Like many Americans, I awoke to the news of the 8.9 earthquake that struck Japan at 1:00 am EST today. I was stunned. I had spent 3 weeks backpacking/training through Japan. I know maybe 5 words in Japanese am deathly allergic to shellfish and spent the last 5 days curled up in a Tokyo hotel room with the swine flu. Still, I’d go back in a second.
There is a tranquil chaos of Japan that amazes me: across the street from the Louis Vinton store is a 13th century temple. Neither seem out-of-place; neither seem in place. It just is. As I travelled up and down the island on my JR pass (and oh, my motion sickness didn’t like the trains), I noticed I was somewhat of a curiosity. My hunch is that there are not many Americans roaming around Japan. When I wound up on an express train in the Tokyo subway system, an elderly Japanese woman helped me figure out where to get off and led me to my exit before turning around into a packed rush hour station presumably to continue her destination. What is uncommon about this is that it was so common. I’d be walking through a park, or reading in a tea shop and people would come up to me and try to make sure I wasn’t lost, lead me to hidden treasures.
My introduction to Japan started off as a disaster: a typhoon in Tokyo, tornadoes in Atlanta, flight crew being over time alloted all led to arriving 10 hours late: after all transportation ended. There I was stuck in the Tokyo Airport dreading sleeping there after a trans-Pacific flight: and yes, even the taxi stands had shut down! The police came through and my instant thought was great, I’m going to sleep outside. Instead, they distributed sleeping bags, pillows, 2L of water and a roll of ritz-like crackers: for free. Then the police stood guard over us so we could sleep. My instant thought was “somebody needs to pass this idea on. . . . “.

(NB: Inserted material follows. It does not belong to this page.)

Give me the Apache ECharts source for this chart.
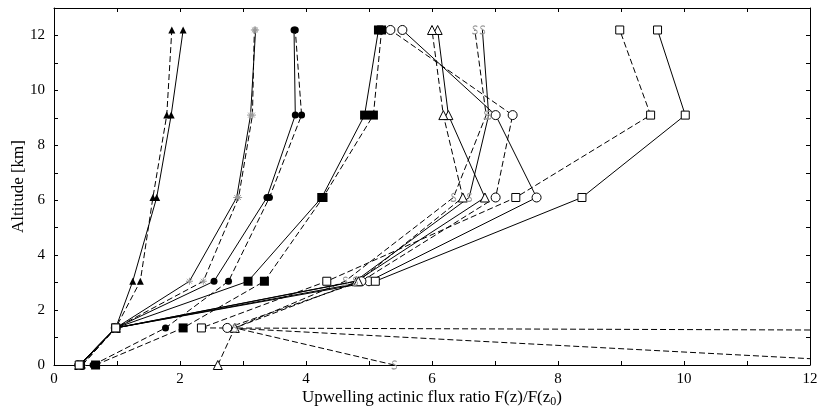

I wandered to Hiroshima and Nagasaki. I felt drawn to see those cities as, well, my country blew those towns up. There is an egocentric idea of here to save the world that is easy to undertake as an American. For good or bad, right or wrong, we skip over some of our more painful actions. Yes Japan had vowed to fight to the death, and yes we caused mass destruction. Here I was a 30 something American walking through Hiroshima’s memorial park. The main peace monument is oddly in the shape of a covered wagon. The symbolism from a western perspective wasn’t lost on me: forward, onward, keep exploring. As I wandered through the park and the memorials while working up the courage to enter the museum, I was surrounded by a gaggle of 5th graders on an English class assignment. Word quickly spread that I was an American (well that and my Red Sox hat) and I soon found myself answering questions to about 30 10 year olds on my favorite color, did I like Japan. There teacher was profoundly apologetic: I smiled and said my sister was a teacher.
After touring the museum (somewhat balanced), I met up again with the students as we both picked the same spot for lunch. They giggled at my un-artistic lunch of carrots, yoghurt, water and ginger ale. Compared to their stunning presentation of food, I could see the point.
Every place I went, I was warmly received. It wasn’t for my stunning ability to speak Japanese but my mangled attempts to communicate, to explore, to take risk. Japan has a reputation of being a closed society. I found it to be one of the most welcoming places I’ve ever been. I spent a day in the town where the tsunami took aim: blue waters, friendly people and suggestions on other towns to see in the area.
Today, when I heard the news, my thoughts went back 2 years. It was a trip on a whim based on the fact it was cheaper to fly to Tokyo than to Oklahoma. I discovered a nation that even in the heavily tourist spots of Kyoto and Tokyo found the time to help a lost American.
Today and for the coming days, my thoughts are with the people of Japan. I can’t comprehend the physical destruction, let alone the emotional one facing Japan today. I learned so much from my 3.5 weeks there some historical, some personal. And I would do anything to return, if only to payback the people of Japan for their enduring kindness.